Under this line sits a listing. Repeat exactly and only its lines from the one holding "Emit a Python" through the one holding "40, 45, 50]"; skip pictures.

______

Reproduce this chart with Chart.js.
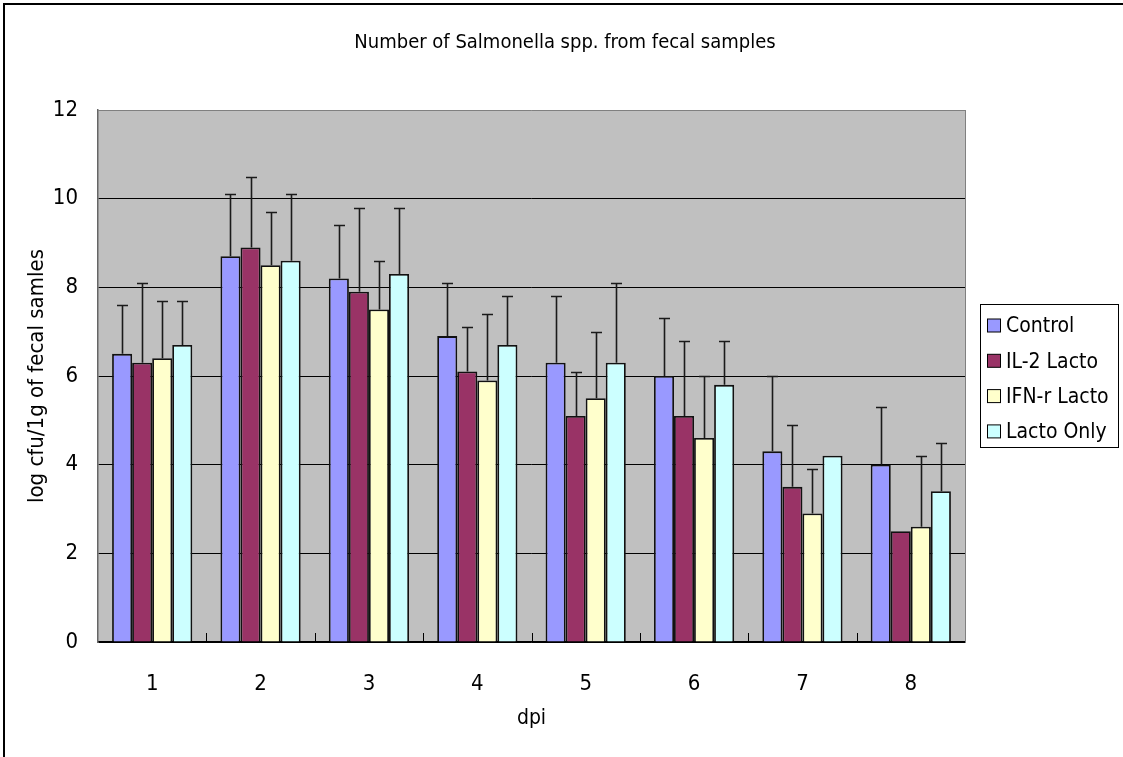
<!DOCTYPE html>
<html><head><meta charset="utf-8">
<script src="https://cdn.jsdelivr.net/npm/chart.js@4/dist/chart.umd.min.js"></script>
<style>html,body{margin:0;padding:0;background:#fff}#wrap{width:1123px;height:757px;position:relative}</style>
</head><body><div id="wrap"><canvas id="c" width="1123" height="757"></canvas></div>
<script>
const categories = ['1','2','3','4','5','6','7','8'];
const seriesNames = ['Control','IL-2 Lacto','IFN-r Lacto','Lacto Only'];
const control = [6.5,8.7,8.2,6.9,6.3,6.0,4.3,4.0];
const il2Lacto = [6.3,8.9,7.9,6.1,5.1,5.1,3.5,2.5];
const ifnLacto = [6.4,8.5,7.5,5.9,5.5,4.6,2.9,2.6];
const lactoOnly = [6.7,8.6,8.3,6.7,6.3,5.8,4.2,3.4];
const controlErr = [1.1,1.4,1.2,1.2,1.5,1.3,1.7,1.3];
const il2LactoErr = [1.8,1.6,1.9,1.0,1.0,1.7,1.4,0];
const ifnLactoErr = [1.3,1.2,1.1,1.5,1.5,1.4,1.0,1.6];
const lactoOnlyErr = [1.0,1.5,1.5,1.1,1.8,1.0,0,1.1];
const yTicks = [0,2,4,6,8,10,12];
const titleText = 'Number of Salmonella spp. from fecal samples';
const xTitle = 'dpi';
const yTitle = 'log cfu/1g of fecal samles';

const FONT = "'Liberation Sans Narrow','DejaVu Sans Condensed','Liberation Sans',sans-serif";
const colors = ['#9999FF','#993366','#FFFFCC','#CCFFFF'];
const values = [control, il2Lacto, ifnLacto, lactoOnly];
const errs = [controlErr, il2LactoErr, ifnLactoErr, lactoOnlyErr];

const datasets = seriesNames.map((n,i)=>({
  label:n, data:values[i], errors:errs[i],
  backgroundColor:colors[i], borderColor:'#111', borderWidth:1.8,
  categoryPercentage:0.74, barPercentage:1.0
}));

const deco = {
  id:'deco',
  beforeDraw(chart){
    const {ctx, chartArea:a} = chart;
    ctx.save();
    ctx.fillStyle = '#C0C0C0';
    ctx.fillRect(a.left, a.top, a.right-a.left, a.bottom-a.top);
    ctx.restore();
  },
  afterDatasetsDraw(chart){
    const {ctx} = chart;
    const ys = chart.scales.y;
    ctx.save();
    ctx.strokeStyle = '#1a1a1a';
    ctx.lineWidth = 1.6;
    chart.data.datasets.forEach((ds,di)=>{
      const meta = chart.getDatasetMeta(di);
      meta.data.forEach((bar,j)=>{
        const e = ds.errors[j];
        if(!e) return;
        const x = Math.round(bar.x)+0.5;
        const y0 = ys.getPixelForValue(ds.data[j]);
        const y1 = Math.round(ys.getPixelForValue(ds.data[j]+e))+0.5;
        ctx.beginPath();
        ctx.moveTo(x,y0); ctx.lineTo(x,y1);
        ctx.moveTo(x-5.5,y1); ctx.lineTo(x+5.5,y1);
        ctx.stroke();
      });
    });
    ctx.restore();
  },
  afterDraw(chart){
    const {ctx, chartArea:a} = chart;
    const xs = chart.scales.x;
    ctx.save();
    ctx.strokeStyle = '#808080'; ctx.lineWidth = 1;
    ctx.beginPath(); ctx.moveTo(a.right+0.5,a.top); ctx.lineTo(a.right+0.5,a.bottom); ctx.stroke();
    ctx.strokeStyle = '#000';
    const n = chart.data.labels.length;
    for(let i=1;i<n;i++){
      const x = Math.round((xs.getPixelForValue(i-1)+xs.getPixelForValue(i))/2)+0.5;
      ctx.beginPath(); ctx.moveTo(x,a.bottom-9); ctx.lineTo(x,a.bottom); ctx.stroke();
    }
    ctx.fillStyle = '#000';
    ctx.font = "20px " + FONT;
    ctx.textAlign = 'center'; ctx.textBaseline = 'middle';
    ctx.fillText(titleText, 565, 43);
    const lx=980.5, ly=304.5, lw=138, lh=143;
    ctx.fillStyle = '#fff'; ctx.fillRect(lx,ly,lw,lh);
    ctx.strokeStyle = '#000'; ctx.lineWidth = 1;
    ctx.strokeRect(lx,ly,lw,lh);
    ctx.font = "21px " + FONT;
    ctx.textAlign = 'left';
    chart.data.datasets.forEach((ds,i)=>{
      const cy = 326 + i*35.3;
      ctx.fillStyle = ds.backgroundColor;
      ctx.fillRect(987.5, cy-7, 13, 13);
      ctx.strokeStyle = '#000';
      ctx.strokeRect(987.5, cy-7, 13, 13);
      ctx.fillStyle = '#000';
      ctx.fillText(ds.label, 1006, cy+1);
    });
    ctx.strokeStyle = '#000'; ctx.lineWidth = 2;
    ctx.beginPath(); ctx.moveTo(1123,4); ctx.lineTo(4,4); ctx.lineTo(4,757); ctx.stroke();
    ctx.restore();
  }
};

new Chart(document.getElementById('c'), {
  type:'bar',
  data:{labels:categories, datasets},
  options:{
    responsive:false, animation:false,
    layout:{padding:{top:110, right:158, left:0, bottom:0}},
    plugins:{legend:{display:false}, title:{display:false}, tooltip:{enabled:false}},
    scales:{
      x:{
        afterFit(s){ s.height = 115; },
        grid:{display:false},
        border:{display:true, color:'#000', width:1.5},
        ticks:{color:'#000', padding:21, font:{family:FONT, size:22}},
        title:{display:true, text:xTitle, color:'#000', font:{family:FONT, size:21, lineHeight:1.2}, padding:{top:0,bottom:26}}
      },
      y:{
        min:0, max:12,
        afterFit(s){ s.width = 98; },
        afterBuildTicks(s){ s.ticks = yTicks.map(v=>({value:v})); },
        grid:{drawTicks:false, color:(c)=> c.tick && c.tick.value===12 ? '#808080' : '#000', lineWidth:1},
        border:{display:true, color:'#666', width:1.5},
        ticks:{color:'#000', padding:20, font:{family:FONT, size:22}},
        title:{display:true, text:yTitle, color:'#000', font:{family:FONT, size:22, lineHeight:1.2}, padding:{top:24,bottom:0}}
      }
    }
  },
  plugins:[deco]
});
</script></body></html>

______

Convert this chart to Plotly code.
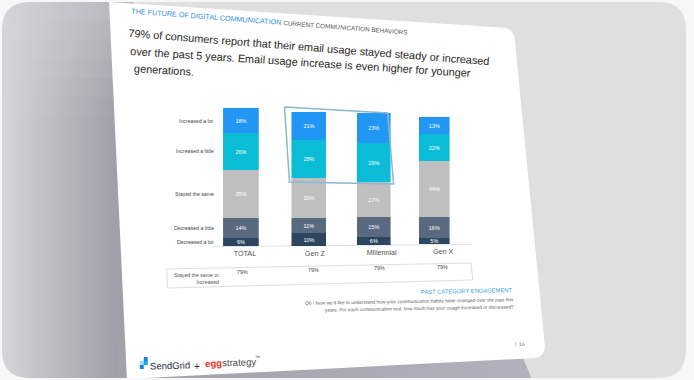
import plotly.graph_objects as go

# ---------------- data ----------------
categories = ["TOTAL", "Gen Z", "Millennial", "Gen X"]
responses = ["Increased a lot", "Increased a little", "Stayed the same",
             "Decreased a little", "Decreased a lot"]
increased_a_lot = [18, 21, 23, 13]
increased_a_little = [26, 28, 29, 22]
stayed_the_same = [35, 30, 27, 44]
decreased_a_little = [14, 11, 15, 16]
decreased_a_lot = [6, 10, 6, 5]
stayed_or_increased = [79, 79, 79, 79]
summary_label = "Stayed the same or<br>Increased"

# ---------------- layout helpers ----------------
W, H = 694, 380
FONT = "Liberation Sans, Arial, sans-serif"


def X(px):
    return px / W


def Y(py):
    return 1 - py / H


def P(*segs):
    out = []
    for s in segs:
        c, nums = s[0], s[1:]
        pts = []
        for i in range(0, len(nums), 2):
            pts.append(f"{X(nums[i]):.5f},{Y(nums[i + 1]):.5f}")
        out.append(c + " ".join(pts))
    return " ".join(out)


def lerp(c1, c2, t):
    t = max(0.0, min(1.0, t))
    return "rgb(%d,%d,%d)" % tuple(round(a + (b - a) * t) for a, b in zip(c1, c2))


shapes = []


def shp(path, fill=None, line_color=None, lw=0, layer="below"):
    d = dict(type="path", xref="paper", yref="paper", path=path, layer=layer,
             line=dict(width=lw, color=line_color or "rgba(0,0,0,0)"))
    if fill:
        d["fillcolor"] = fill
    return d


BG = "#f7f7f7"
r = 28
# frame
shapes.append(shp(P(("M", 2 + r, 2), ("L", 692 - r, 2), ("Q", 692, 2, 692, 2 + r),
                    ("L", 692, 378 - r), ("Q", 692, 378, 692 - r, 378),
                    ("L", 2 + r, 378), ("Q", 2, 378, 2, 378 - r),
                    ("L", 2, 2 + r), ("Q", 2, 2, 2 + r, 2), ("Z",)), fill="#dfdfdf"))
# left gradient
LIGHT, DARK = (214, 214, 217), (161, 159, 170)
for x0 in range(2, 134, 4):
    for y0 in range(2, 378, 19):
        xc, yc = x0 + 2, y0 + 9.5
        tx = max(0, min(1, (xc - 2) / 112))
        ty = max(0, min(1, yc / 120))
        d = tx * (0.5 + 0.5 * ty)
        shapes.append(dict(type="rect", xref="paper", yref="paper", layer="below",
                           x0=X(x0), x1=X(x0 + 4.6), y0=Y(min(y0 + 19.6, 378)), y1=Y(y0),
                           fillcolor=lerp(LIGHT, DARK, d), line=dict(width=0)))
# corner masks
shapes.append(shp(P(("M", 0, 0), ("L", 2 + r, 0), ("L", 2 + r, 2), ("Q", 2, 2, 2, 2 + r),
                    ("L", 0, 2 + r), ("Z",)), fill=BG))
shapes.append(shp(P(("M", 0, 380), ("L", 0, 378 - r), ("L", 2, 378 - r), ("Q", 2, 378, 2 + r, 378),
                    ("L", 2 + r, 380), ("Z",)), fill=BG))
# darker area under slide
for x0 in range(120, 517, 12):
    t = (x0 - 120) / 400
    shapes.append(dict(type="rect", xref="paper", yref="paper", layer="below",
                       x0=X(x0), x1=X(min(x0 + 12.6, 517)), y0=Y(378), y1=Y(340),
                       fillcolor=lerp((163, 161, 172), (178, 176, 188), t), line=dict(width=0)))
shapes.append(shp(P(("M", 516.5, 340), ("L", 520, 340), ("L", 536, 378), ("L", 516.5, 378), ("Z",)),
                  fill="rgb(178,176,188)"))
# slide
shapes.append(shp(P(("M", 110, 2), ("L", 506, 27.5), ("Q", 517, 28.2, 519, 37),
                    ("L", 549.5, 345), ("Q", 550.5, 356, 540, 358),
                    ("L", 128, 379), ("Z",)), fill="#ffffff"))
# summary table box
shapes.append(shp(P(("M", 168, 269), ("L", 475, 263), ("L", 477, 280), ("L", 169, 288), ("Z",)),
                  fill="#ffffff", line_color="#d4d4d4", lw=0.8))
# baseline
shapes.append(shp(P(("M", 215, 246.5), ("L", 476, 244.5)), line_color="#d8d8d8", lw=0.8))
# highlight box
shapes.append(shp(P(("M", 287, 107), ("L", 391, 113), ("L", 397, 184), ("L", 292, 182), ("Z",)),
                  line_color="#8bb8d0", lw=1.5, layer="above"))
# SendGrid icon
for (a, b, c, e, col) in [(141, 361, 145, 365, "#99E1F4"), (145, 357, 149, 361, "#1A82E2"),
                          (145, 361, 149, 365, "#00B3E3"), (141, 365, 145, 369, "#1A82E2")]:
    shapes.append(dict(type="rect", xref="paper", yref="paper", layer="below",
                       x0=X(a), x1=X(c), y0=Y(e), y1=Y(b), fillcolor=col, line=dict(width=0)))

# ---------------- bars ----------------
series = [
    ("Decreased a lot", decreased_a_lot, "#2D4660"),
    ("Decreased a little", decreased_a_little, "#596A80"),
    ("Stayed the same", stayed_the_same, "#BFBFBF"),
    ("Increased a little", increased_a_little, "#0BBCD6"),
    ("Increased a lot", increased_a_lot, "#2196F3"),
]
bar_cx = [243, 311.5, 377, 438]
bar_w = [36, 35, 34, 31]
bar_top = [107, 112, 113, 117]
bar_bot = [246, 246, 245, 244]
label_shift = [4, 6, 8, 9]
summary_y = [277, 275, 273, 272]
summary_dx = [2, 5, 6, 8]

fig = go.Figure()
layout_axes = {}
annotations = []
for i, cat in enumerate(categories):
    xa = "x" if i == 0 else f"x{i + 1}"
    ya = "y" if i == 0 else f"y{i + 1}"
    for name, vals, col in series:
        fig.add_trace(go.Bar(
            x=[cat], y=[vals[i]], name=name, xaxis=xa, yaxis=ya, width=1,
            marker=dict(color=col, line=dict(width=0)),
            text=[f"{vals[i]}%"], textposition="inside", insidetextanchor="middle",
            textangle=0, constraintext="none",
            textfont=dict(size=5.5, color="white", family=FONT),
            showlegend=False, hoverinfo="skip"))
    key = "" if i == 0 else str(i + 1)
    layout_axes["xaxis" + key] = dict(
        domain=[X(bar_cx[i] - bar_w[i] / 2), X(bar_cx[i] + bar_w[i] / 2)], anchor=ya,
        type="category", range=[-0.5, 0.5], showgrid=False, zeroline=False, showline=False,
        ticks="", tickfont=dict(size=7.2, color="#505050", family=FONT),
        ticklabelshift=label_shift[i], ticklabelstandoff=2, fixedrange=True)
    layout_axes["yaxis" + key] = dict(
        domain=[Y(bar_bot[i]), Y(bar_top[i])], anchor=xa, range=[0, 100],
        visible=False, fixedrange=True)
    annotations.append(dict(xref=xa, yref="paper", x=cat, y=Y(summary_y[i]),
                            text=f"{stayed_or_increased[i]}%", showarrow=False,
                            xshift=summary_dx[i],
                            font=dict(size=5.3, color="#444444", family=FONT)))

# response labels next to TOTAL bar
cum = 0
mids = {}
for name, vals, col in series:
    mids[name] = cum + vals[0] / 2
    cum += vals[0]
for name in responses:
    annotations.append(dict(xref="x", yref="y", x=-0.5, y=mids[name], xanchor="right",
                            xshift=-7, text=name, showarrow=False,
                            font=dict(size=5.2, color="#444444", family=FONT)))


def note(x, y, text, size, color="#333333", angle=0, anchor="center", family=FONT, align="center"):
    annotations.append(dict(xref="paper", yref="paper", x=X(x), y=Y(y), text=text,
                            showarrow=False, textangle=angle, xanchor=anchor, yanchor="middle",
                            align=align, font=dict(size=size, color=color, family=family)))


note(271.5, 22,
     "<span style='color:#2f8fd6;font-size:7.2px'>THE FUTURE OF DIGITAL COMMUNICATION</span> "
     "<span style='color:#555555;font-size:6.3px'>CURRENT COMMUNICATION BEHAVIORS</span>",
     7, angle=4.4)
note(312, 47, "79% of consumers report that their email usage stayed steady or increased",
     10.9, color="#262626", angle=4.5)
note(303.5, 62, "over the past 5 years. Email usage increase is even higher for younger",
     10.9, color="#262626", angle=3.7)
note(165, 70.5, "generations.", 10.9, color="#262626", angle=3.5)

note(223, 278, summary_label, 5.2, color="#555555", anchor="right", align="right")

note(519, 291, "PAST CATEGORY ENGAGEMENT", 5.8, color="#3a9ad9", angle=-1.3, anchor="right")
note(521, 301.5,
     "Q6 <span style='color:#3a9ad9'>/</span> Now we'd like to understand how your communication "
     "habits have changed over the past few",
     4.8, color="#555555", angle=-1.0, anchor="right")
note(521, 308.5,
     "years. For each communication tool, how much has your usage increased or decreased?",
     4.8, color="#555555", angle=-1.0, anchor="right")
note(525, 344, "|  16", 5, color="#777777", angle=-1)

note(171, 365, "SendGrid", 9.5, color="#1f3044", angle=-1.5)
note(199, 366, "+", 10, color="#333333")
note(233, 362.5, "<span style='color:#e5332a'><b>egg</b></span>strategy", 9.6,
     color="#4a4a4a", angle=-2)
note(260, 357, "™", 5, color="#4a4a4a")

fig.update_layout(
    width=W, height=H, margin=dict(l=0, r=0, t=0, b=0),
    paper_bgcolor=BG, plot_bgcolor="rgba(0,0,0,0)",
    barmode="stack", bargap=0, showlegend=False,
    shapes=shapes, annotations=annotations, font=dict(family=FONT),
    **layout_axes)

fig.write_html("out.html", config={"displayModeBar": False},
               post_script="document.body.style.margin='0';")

______

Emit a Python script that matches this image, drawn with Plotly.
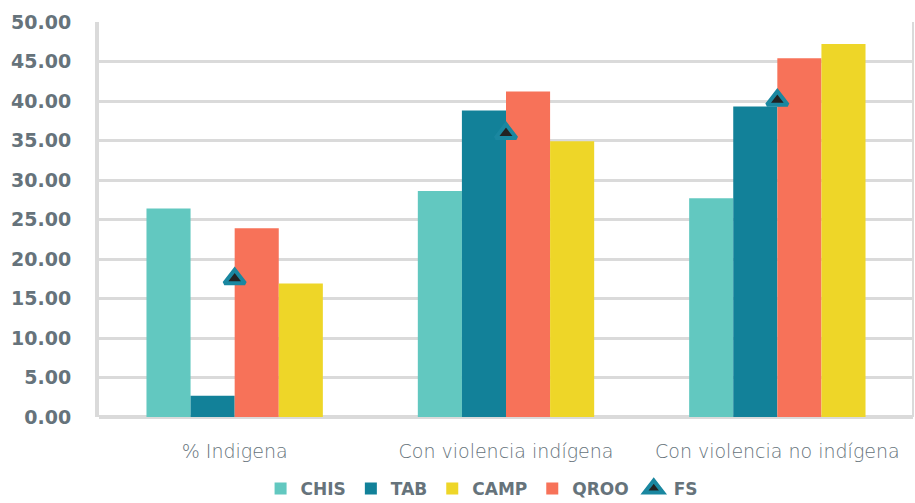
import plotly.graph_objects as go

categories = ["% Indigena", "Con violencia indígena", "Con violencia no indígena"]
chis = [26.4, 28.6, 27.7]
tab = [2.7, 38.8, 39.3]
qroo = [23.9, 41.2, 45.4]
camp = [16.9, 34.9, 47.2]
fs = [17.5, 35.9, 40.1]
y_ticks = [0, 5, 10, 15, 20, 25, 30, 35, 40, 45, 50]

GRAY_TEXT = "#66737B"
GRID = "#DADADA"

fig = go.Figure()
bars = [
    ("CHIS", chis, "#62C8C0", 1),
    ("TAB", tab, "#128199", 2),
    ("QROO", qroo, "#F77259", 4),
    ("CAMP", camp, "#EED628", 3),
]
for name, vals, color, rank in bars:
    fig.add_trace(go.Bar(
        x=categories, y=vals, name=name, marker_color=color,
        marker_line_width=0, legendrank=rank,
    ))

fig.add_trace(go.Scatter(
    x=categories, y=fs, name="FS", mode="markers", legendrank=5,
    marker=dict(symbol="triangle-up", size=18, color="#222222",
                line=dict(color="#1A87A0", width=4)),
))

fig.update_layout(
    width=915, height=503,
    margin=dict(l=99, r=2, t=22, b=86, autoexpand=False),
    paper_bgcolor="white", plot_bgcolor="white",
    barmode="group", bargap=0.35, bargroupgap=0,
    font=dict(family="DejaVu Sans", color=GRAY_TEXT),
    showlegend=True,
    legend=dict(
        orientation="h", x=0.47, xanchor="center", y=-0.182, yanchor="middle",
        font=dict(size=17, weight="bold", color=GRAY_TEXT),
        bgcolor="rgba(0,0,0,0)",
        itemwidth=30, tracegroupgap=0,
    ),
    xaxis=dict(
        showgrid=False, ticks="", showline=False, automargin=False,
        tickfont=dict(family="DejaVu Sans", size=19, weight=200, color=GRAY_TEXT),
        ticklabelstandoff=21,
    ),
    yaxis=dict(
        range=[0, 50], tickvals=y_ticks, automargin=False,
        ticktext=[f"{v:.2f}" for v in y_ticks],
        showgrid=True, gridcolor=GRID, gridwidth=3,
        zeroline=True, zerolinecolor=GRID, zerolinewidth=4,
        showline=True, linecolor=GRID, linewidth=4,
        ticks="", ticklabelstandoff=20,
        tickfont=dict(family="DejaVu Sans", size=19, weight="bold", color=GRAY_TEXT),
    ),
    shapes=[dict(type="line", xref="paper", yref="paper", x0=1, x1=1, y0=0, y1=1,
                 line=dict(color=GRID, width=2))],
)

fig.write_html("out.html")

______

RESULT:
Emit a Python script that matches this image, drawn with Plotly.
import plotly.graph_objects as go

categories = ["% Indigena", "Con violencia indígena", "Con violencia no indígena"]
chis = [26.4, 28.6, 27.7]
tab = [2.7, 38.8, 39.3]
qroo = [23.9, 41.2, 45.4]
camp = [16.9, 34.9, 47.2]
fs = [17.5, 35.9, 40.1]
y_ticks = [0, 5, 10, 15, 20, 25, 30, 35, 40, 45, 50]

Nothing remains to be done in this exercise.